While UK-wide the Conservatives fell short of the 100 seat majority that is often used to define a landslide, the Tories in England alone won a landslide bigger than Blair’s in 1997 (47.2% of the vote, 64.7% of the seats) – this nine years after entering Downing Street, it was the 6th election in a row since 1997 that the Conservatives had increased their share of the vote, the third since entering government.
Thanks to devolution the SNP have an ability to portray themselves as the opposition to Tory central government while being in office. Thanks to devolution the Conservatives have an ability to portray themselves as the opposition of a Labour and SNP ‘coalition of chaos’, or Labour being in the SNP’s pocket.
Looking forward, without boundary changes, Labour require 124 extra seats in order to gain a majority of just 2. If Labour can’t regain seats in Scotland then that requires winning nearly as many seats in England as they did in 1997 just to get a simple majority. Simply to deprive the Conservatives of a majority in England, Labour or the Liberal Democrats will need to gain 79 seats from the Conservatives.
If Labour next time gain approximately 70 seats from the Conservatives they could be in a position to enter Downing Street with the support of the SNP and to run English politics which are not devolved, but with the Conservatives having a majority of English seats and able to block any English-only laws under English Votes for English Laws. The constitutional implications of that are complicated.

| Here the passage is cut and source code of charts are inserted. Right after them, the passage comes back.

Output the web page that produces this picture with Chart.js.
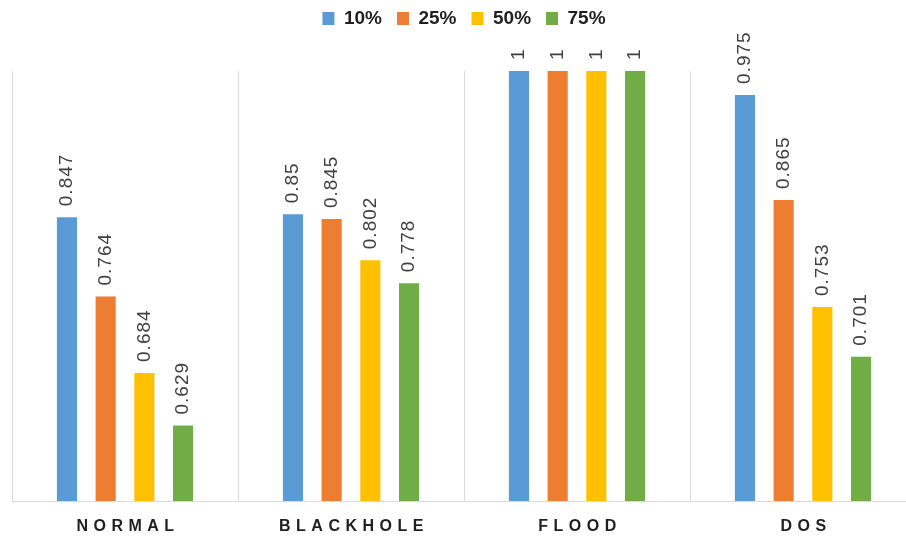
<!DOCTYPE html>
<html>
<head>
<meta charset="utf-8">
<script src="https://cdn.jsdelivr.net/npm/chart.js@4.4.1/dist/chart.umd.min.js"></script>
<style>
  html, body { margin: 0; padding: 0; background: #fff; overflow: hidden; }
  #wrap { width: 920px; height: 541px; }
</style>
</head>
<body>
<div id="wrap"><canvas id="chart"></canvas></div>
<script>
// datos del gráfico
const categories = ['NORMAL', 'BLACKHOLE', 'FLOOD', 'DOS'];
const seriesNames = ['10%', '25%', '50%', '75%'];
const values10 = [0.847, 0.85, 1, 0.975];
const values25 = [0.764, 0.845, 1, 0.865];
const values50 = [0.684, 0.802, 1, 0.753];
const values75 = [0.629, 0.778, 1, 0.701];
const colors = ['#5B9BD5', '#ED7D31', '#FFC000', '#70AD47'];

// más espacio bajo la leyenda
const legendGap = {
    id: 'legendGap',
    beforeInit(chart) {
        const fit = chart.legend.fit;
        chart.legend.fit = function () {
            fit.call(this);
            this.height += 33;
        };
    }
};

// etiquetas de valor giradas encima de cada barra
const valueLabels = {
    id: 'valueLabels',
    afterDatasetsDraw(chart) {
        const ctx = chart.ctx;
        ctx.save();
        ctx.font = '19px "Liberation Sans", Arial, sans-serif';
        ctx.fillStyle = '#404040';
        ctx.letterSpacing = '1px';
        ctx.textAlign = 'left';
        ctx.textBaseline = 'middle';
        chart.data.datasets.forEach((ds, i) => {
            chart.getDatasetMeta(i).data.forEach((bar, j) => {
                ctx.save();
                ctx.translate(bar.x, bar.y - 11);
                ctx.rotate(-Math.PI / 2);
                ctx.fillText(String(ds.data[j]), 0, 0);
                ctx.restore();
            });
        });
        ctx.restore();
    }
};

// nombres de categoría con espaciado de letras
const categoryLabels = {
    id: 'categoryLabels',
    afterDraw(chart) {
        const ctx = chart.ctx;
        const xScale = chart.scales.x;
        ctx.save();
        ctx.font = 'bold 16px "Liberation Sans", Arial, sans-serif';
        ctx.fillStyle = '#1f1f1f';
        ctx.letterSpacing = '5.5px';
        ctx.textAlign = 'center';
        ctx.textBaseline = 'middle';
        categories.forEach((label, i) => {
            ctx.fillText(label, xScale.getPixelForTick(i) + 3, 527);
        });
        ctx.restore();
    }
};

const data = [values10, values25, values50, values75];

new Chart(document.getElementById('chart'), {
    type: 'bar',
    data: {
        labels: categories,
        datasets: seriesNames.map((name, i) => ({
            label: name,
            data: data[i],
            backgroundColor: colors[i],
            categoryPercentage: 0.685,
            barPercentage: 0.52
        }))
    },
    options: {
        responsive: true,
        maintainAspectRatio: false,
        animation: false,
        layout: {
            padding: { left: 12, right: 4, top: -6, bottom: 40 }
        },
        plugins: {
            legend: {
                position: 'top',
                labels: {
                    boxWidth: 12,
                    boxHeight: 13,
                    padding: 15,
                    color: '#1f1f1f',
                    font: { family: '"Liberation Sans", sans-serif', size: 19, weight: 'bold' }
                }
            },
            tooltip: { enabled: false }
        },
        scales: {
            x: {
                offset: true,
                grid: { display: true, offset: true, color: '#d9d9d9', lineWidth: 1, drawTicks: false },
                border: { display: true, color: '#d9d9d9' },
                ticks: { display: false }
            },
            y: {
                display: false,
                min: 0.55,
                max: 1
            }
        }
    },
    plugins: [legendGap, valueLabels, categoryLabels]
});
</script>
</body>
</html>
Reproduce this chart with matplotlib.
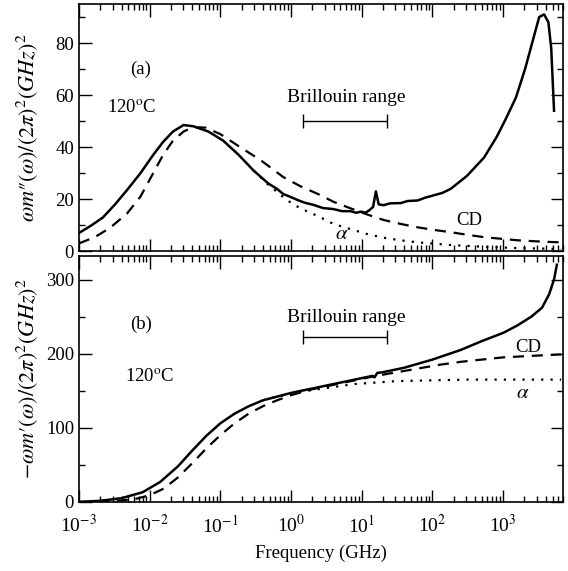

If devolution, especially unequal devolution as designed and implemented by Tony Blair’s government, is partially responsible for Labour’s woes now then there are two lessons to learn from this. Firstly to be careful for what you wish for and what you do. Unequal devolution was meant to be to Labour’s partisan advantage but by separating Scotland’s governance from England they’ve cost themselves Scotland and hindered their potential in England.
Secondly that a solution will be required to reverse these effects of devolution. Questions need to be answered: What unique offer does the Labour Party have for Scotland? How can Labour run England without the threat of the SNP pulling their strings? How will Labour answer one nation’s concerns without putting off the voters in the other country?
Brexit may be “done” technically before the next election, Corbyn may be replaced by the Spring. But unless the devolution settlement gets addressed too then Labour’s issues will remain. Brexit and Corbyn alone are not responsible for the fact that the parties of government in both England and Scotland have both just broken the pendulum and both gained a seat share in those nations separately larger than Blair won in 1997.
Unintended consequences can be a remarkable thing, but could Blair’s first acts with his landslide be the cause of his party struggling into the future? Finally let this be a warning to the governments in both Westminster and Holyrood – if you do something uneven because it looks like smart politics, be prepared for it to backfire.